While we present an extreme case for paying off debt (see above-noted craziness for tackling $50K in a year), I hope that our story inspires others to think creatively about how to become debt-free. It may take a year, or five, or ten, or more - but for those committed to whittling down expenses and putting every extra dollar toward their loans, it will happen. In the long term, the money saved in interest payments and the financial freedom gained will be well worth the effort.

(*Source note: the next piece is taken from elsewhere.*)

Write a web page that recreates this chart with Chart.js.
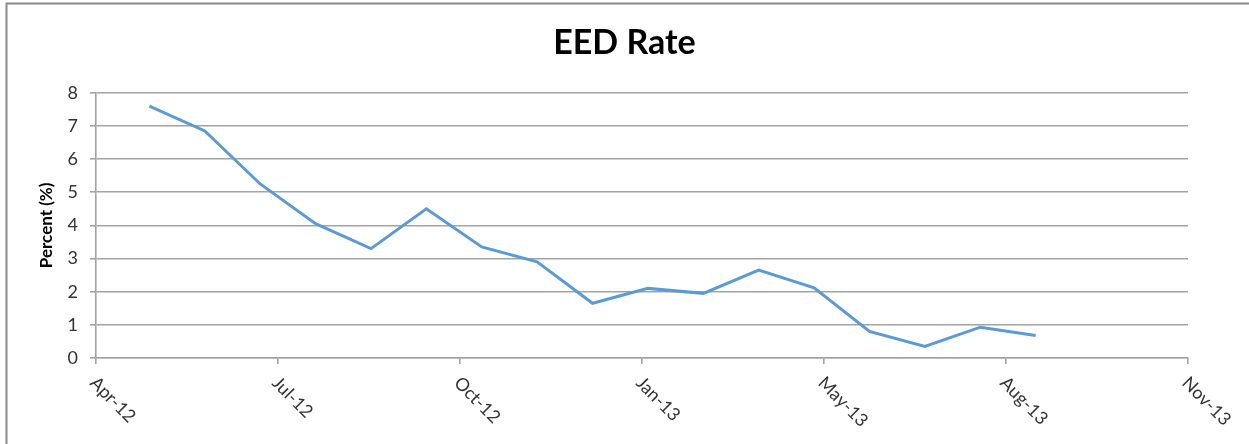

The last year wasn't the easiest year of my life, but I can easily say it was one of the best years. It challenged me to focus on what is important - family, friends, and a healthy, positive outlook - and leave behind concerns about status and "Keeping up with the Joneses." I learned that true happiness doesn't come from how much money you have (or spend), but from the relationships you build, the goals you set for yourself, and a glass-half-full approach to life. I learned to be thankful for what we have and not to focus on what we don't.

And, I have to say the payoff was great. Pun definitely intended.

What have you learned by tackling debt or living a frugal lifestyle?